Teens seem to be listening to the advice of educators. Students appear to be limiting the amount of information they post on public domains, showing compassion towards others who are being targeted online, and taking educators’ advice that open communication with others is the best first step to getting help for cyber bullying. Even though positive attitudes are being formed, cyber bullying will continue as long as technology continues to advance. By keeping the communication lines open between educators/guardians and students on the topic of cyber bullying, you can help prevent a student from being bullied, or bullying others.

Parents have to be willing to recognize that cyber bullying is a relationship problem. Where cyber-situations are concerned, your child or teen is as likely to be cyber bullied or to cyber bully others. The best way to help your child learn from cyber bullying experiences (either bullying or being victimized) is to help them find solutions to the problem that allow them to repair the relationship and to provide consistent support without shaming or blaming any individual.

What to Do When a Student reports Cyber Bullying to You?
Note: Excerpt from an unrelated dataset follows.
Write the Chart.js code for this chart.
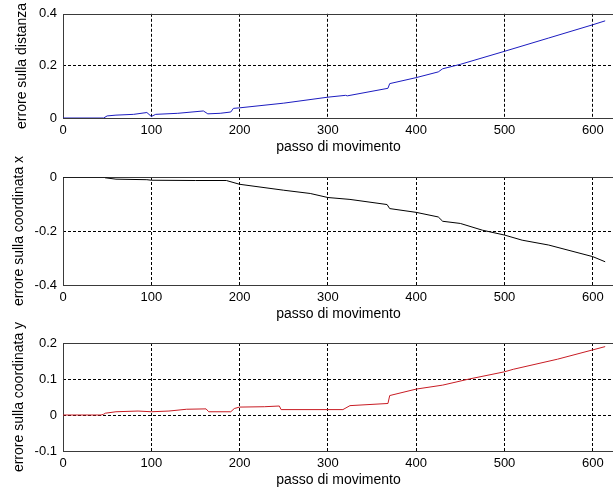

  1. Policy. Know your school’s policy on bullying and cyber bullying specifically. Ensure you know the policy before any issue arises.
  2. Provide Safety. Make sure the child is safe from immediate danger.
  3. Listen carefully and empathetically to the students’ issue. Students’ social communication online is as important to them as their face-to-face communication. This means cyber bullying needs to be treated as seriously as face to face bullying.
  4. Document. Gather all the information about the incident, including any reports from friends or peers that were witnesses. Even if your school does not have policy and procedures for documenting bullying incidents create your own file to document the report. Also ensure that the student documents the cyber bullying by saving or printing the bullying communication.
  5. Openness. Be open with the child. Make sure he or she knows who you will be reporting the incident to. Make sure no promises are made about keeping this incident a secret.
  6. Meet with the child’s parents and other teachers.
  7. Refer the child to the police, website administrators, Internet service providers, or cell phone service provider when the situation warrants it.
  8. Follow-up. Continue to check in with the student. He or she sees you as an ally and is likely to continue to communicate with you about his or her troubles online.
  9. Prevention. An ounce of prevention is worth a pound of cure so this might be a great time to start thinking about how to prevent cyber bullying in your class. This may include one on one or classroom instruction about cyber bullying, netiquette (proper online behaviour), and/or online safety (cyber proofing). You may want to have students come up with an online behaviour agreement that they will sign. Ask questions about what kinds of things your students are doing online. Let your students know that you are there to talk to about any cyber bullying issue.